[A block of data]
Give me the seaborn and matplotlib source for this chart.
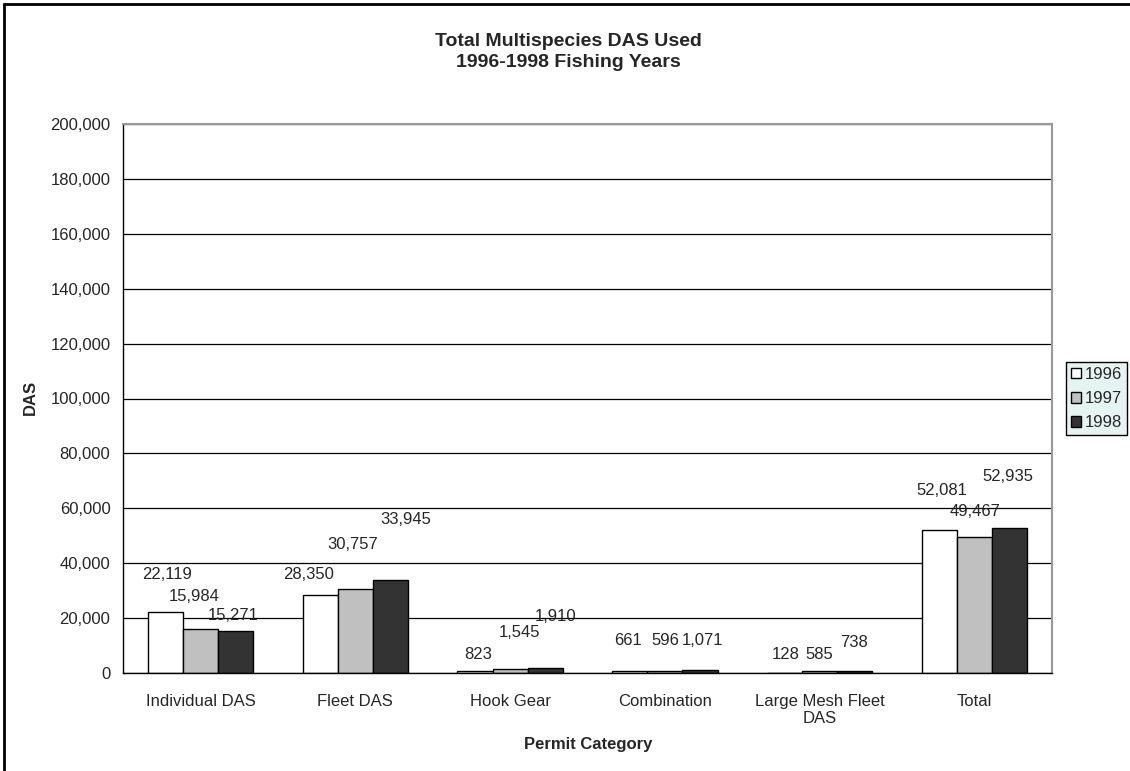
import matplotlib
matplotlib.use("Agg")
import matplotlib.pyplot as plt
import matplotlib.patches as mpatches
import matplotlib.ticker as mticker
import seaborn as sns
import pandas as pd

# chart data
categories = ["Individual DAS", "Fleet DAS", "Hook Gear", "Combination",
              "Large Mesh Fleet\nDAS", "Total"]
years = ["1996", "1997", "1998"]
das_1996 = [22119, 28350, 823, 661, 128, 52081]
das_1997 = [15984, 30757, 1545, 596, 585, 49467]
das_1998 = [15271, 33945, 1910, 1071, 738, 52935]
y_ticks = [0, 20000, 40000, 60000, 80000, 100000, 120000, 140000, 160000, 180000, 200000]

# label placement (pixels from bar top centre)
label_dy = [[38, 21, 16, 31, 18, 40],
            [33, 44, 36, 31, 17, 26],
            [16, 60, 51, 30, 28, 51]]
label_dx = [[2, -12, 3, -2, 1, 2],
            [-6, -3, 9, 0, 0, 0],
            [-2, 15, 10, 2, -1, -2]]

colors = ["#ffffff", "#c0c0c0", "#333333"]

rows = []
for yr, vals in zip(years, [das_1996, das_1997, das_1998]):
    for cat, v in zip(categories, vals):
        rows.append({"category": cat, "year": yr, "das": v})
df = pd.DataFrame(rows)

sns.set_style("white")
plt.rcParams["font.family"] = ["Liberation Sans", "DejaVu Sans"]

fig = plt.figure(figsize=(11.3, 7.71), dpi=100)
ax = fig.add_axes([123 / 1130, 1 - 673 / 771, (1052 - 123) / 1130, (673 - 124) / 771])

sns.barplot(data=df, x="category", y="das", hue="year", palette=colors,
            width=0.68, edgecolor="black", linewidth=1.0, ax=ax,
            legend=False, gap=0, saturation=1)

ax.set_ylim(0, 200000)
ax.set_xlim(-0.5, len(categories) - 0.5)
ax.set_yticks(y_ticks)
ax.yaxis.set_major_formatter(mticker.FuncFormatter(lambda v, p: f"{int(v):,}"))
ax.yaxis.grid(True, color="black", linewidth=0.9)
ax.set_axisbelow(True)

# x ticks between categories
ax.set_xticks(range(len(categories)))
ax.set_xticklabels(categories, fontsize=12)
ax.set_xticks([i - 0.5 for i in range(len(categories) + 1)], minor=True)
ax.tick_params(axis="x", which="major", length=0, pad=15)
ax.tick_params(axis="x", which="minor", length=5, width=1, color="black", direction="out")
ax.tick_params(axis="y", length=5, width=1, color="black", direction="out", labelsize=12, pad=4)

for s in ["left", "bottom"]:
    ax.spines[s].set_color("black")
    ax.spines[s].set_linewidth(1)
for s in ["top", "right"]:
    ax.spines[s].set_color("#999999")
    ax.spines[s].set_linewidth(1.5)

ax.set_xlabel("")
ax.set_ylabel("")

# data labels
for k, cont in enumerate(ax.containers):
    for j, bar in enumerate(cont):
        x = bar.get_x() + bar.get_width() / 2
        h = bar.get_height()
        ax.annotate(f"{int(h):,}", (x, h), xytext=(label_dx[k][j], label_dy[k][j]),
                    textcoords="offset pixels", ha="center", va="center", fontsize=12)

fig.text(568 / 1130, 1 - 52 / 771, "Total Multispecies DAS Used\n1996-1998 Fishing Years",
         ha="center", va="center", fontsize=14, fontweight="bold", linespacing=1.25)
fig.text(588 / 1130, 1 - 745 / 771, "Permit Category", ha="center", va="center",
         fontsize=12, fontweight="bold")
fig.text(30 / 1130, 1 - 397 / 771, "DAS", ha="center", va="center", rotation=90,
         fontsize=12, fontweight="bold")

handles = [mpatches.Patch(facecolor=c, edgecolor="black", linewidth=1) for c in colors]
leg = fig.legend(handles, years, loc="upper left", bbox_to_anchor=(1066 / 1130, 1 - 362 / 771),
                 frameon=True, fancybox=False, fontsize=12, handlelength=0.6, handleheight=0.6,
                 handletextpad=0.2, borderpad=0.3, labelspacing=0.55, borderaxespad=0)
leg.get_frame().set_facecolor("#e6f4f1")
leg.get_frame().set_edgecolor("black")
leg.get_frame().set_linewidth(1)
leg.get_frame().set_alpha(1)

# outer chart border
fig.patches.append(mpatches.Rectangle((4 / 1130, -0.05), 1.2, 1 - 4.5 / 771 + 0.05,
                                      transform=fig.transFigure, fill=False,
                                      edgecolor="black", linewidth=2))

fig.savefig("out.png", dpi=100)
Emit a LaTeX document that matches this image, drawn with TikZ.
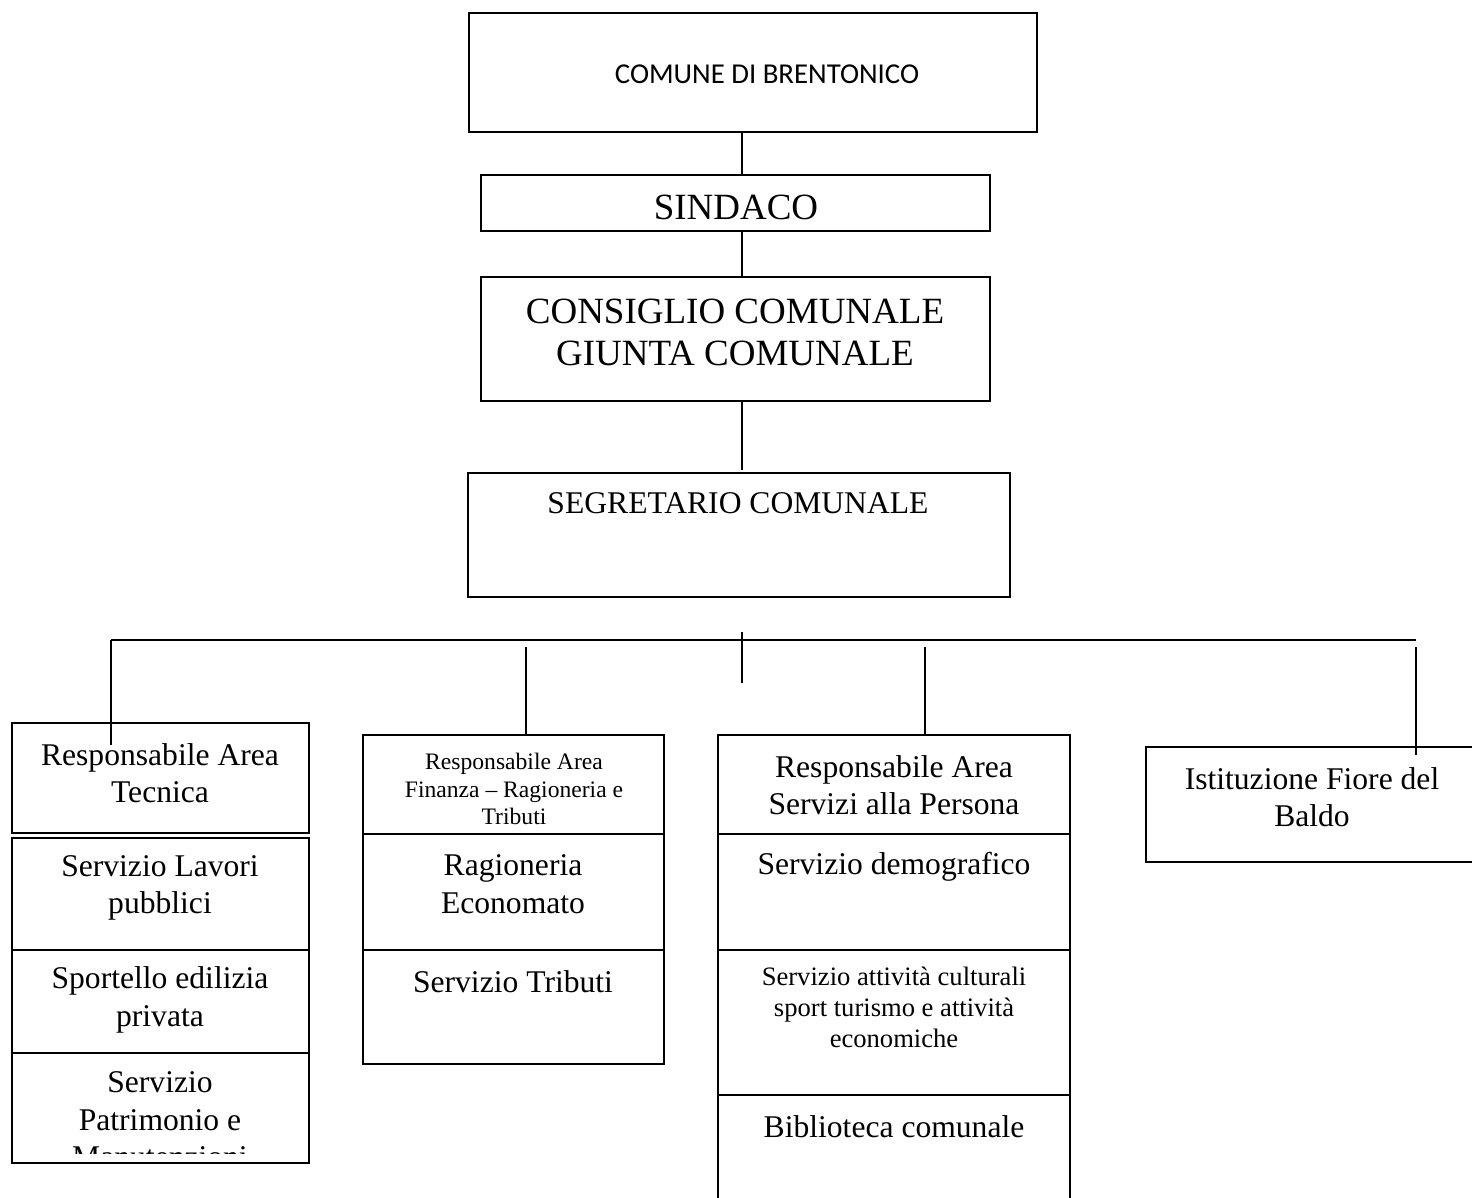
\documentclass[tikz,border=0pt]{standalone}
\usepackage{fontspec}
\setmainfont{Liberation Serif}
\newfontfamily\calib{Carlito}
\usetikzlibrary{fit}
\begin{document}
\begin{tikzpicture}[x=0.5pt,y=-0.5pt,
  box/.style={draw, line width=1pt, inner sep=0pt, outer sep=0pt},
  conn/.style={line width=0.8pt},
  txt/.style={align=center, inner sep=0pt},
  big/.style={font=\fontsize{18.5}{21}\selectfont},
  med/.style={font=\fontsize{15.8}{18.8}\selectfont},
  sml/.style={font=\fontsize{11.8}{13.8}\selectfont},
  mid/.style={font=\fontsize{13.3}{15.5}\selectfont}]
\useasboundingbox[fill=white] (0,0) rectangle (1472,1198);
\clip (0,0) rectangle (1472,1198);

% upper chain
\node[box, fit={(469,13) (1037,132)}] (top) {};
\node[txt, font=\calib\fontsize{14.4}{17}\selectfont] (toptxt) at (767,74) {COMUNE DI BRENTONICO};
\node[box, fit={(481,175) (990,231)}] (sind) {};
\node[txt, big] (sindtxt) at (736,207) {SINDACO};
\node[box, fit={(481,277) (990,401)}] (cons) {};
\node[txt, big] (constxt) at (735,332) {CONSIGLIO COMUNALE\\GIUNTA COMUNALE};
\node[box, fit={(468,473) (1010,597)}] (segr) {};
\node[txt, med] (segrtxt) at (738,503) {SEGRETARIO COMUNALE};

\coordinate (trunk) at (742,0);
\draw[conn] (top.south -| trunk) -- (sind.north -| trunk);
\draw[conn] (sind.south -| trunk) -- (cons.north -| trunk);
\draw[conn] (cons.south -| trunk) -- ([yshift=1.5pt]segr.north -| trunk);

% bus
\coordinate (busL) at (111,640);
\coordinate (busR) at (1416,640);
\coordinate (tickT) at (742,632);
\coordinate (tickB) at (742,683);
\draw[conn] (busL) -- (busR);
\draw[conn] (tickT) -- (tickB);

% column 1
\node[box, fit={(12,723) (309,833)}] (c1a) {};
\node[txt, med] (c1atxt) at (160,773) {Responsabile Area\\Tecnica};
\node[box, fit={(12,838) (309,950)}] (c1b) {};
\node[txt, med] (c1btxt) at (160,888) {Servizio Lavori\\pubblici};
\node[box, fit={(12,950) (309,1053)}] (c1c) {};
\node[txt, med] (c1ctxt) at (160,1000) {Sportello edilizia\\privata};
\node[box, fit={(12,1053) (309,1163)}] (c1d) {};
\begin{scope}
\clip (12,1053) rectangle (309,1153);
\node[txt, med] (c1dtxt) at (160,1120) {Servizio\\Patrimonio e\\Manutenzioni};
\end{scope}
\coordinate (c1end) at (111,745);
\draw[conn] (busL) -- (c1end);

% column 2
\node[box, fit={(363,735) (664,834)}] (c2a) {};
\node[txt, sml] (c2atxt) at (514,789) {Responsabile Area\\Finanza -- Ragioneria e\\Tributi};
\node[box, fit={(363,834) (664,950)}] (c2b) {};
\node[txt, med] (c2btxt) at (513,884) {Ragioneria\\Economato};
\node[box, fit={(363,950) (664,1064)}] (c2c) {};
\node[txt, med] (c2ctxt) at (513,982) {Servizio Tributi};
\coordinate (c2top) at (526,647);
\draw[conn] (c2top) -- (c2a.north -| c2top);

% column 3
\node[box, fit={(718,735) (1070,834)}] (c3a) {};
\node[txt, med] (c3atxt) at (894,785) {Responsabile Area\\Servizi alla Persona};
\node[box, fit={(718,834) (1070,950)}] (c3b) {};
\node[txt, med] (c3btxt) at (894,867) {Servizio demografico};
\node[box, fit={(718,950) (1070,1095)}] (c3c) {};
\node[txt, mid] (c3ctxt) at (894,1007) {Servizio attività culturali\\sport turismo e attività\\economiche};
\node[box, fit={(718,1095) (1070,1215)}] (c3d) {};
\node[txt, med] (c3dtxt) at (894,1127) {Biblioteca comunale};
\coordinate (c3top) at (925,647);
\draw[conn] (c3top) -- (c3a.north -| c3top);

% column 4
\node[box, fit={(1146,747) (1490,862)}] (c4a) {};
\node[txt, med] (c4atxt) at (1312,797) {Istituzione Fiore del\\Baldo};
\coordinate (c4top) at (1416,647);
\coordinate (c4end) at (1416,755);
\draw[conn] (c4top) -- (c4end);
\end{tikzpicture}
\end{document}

REQUIRED TASK →
Set down again, exactly, the lines of the material above from its first line to the one with "160000, 180000, 200000]", inclusive. Leave the pictures out.

REPLY →
Give me the seaborn and matplotlib source for this chart.
import matplotlib
matplotlib.use("Agg")
import matplotlib.pyplot as plt
import matplotlib.patches as mpatches
import matplotlib.ticker as mticker
import seaborn as sns
import pandas as pd

# chart data
categories = ["Individual DAS", "Fleet DAS", "Hook Gear", "Combination",
              "Large Mesh Fleet\nDAS", "Total"]
years = ["1996", "1997", "1998"]
das_1996 = [22119, 28350, 823, 661, 128, 52081]
das_1997 = [15984, 30757, 1545, 596, 585, 49467]
das_1998 = [15271, 33945, 1910, 1071, 738, 52935]
y_ticks = [0, 20000, 40000, 60000, 80000, 100000, 120000, 140000, 160000, 180000, 200000]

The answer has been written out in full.